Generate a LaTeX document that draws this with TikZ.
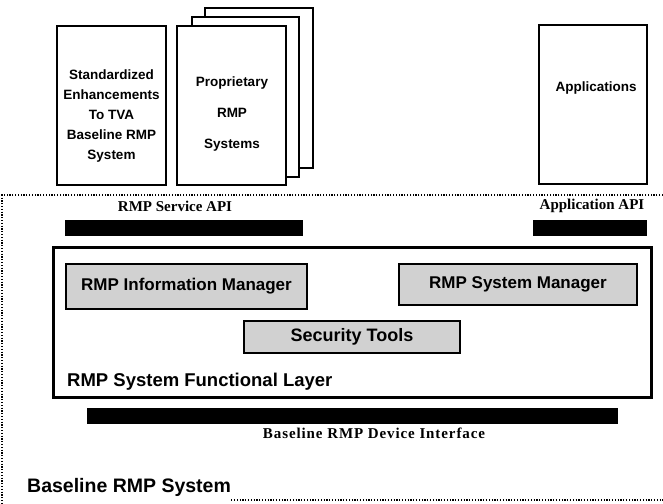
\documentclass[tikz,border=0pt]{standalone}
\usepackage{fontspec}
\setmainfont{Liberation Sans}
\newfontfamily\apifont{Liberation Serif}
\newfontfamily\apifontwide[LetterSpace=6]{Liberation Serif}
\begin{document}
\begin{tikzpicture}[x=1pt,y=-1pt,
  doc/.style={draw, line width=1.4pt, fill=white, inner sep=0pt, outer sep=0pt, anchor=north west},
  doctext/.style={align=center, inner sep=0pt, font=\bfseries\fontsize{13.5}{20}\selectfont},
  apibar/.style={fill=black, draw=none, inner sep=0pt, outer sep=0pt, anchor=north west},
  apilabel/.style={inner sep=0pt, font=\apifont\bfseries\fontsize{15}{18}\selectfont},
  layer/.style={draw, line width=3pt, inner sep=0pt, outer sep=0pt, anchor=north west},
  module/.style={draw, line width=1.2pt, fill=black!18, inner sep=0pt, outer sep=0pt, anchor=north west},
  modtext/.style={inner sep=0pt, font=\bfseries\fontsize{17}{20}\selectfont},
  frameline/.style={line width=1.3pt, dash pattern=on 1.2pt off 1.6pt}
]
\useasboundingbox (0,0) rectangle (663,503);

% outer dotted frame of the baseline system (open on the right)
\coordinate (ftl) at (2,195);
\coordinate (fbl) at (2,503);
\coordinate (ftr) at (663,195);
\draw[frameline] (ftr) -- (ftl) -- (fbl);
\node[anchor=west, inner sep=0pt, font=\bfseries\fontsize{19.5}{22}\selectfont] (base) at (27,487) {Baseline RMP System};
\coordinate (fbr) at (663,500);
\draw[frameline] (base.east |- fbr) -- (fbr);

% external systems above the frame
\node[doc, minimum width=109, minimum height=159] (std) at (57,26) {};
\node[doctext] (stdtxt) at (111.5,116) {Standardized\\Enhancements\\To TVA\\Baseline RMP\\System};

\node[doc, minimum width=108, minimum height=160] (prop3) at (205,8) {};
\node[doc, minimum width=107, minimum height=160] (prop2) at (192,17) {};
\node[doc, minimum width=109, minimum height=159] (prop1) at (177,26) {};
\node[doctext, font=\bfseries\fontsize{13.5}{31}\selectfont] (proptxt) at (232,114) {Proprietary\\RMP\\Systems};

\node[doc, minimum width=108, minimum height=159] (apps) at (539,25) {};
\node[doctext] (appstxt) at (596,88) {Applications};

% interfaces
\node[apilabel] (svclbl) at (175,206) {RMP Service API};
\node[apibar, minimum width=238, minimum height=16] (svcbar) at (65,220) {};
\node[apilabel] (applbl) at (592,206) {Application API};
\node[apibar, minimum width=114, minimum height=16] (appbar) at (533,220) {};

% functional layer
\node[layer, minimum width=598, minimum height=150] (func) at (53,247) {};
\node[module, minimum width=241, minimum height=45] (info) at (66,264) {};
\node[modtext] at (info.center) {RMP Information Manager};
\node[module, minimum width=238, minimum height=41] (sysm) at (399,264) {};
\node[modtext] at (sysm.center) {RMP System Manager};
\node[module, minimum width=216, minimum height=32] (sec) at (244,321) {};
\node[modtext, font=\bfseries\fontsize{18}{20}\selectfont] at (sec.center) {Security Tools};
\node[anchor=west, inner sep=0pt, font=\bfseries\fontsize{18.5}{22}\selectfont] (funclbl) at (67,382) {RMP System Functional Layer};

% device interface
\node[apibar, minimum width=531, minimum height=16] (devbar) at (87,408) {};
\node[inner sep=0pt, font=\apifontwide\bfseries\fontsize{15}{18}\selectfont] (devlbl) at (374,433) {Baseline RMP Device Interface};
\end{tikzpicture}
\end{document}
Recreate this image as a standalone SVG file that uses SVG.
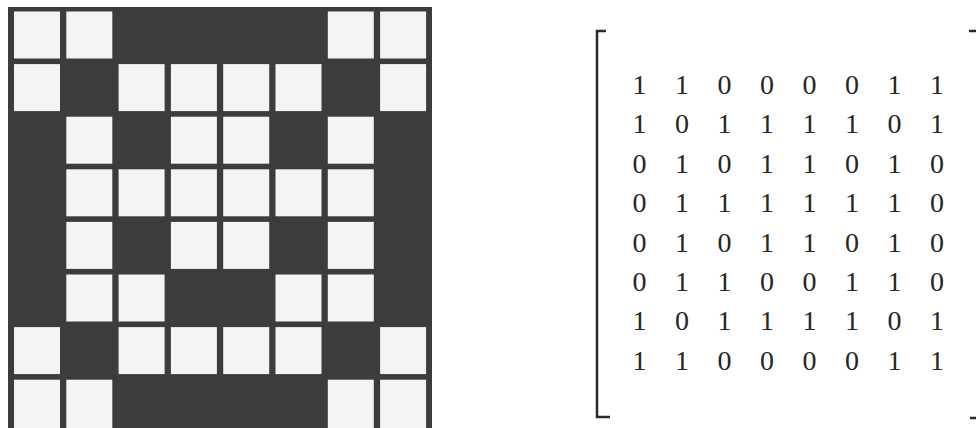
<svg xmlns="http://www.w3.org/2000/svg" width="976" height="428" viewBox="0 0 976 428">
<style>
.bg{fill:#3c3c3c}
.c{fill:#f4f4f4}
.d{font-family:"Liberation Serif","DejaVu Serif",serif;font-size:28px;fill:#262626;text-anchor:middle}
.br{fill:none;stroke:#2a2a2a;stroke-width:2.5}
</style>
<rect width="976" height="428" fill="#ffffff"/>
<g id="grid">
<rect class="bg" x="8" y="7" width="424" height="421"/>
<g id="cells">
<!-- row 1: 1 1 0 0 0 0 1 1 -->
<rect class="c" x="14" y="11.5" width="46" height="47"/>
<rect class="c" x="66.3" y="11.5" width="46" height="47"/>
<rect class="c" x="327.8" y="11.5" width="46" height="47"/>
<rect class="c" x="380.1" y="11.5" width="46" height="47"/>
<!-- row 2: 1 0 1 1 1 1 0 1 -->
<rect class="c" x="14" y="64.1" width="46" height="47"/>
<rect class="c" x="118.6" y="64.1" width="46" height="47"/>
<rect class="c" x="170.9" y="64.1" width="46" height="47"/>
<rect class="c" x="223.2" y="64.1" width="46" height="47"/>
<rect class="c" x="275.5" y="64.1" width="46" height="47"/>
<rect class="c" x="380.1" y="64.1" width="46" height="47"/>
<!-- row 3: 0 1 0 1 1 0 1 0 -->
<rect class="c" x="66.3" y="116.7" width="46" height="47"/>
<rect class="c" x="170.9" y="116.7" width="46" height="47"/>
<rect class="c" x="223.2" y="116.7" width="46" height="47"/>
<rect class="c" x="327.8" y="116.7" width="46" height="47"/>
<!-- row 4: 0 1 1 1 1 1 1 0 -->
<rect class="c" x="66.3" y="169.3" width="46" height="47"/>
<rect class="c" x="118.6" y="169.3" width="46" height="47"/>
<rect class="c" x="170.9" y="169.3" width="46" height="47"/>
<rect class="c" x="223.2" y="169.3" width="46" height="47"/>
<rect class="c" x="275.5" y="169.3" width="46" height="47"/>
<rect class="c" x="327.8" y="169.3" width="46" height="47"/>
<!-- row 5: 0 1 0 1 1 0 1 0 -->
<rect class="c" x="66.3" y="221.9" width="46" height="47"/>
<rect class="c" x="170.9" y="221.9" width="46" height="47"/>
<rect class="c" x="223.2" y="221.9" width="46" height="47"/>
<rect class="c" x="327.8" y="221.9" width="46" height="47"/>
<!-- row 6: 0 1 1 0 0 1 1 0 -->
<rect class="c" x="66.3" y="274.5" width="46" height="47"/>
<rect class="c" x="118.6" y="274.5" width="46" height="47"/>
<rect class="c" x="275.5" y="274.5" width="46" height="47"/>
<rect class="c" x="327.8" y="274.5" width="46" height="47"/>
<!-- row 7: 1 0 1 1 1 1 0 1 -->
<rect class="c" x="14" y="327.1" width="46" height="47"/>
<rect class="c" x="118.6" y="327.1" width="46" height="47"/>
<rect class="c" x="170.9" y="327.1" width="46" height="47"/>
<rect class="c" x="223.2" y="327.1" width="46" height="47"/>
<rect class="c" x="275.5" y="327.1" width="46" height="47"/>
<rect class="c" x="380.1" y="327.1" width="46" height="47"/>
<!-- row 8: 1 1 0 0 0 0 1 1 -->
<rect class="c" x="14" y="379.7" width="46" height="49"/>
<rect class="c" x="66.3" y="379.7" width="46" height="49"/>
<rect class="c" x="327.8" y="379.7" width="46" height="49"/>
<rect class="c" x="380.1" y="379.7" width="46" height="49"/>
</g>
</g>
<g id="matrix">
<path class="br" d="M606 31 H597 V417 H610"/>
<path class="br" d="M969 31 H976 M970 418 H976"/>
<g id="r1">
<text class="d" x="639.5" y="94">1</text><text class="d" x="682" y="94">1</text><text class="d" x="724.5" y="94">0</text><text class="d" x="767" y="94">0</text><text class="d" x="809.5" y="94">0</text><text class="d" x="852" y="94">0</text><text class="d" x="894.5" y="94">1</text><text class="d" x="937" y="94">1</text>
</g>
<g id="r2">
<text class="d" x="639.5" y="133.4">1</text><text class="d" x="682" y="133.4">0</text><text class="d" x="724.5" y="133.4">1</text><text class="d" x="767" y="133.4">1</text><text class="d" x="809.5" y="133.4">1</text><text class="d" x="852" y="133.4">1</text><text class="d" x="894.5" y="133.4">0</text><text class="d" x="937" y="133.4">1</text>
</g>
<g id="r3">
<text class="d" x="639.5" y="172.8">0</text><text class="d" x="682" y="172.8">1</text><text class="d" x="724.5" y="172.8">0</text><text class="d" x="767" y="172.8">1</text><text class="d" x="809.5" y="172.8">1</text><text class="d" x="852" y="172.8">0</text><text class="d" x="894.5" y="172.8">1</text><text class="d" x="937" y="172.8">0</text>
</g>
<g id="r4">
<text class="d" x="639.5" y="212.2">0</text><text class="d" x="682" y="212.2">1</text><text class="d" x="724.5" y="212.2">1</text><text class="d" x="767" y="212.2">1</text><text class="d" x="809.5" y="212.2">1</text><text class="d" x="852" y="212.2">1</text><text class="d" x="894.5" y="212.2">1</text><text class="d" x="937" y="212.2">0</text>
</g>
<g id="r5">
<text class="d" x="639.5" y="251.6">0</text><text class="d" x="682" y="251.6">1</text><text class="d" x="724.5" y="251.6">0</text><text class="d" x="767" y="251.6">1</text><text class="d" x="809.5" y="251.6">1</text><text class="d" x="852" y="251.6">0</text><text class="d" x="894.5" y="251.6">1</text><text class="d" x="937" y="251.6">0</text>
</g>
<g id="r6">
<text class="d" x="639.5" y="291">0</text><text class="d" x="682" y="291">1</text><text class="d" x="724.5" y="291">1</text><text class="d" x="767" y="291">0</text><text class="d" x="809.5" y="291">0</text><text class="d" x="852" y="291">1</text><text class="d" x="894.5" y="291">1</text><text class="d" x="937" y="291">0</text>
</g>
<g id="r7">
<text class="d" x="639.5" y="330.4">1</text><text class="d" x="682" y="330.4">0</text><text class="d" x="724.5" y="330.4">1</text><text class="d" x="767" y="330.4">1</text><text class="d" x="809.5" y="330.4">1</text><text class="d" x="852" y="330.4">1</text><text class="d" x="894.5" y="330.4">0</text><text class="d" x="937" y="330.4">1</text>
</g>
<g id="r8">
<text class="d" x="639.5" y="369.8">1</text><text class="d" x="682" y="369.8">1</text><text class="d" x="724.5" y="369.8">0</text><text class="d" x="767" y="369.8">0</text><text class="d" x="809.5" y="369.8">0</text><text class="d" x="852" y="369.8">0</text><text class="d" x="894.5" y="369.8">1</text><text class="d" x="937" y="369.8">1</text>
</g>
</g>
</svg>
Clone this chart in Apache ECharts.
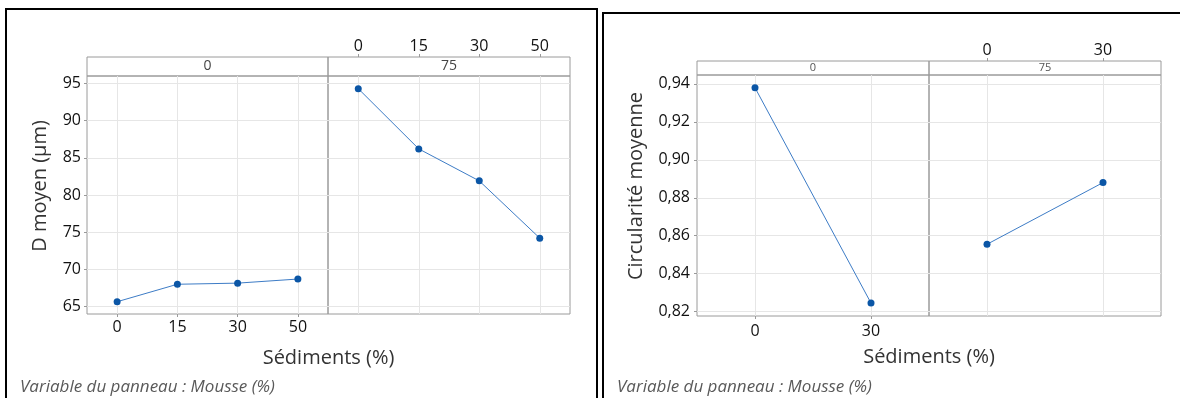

YOUR OBJECTIVE: Your answer should be only a number: how many lines of the data above contain the string "that"?

EXERCISE RESULT: 2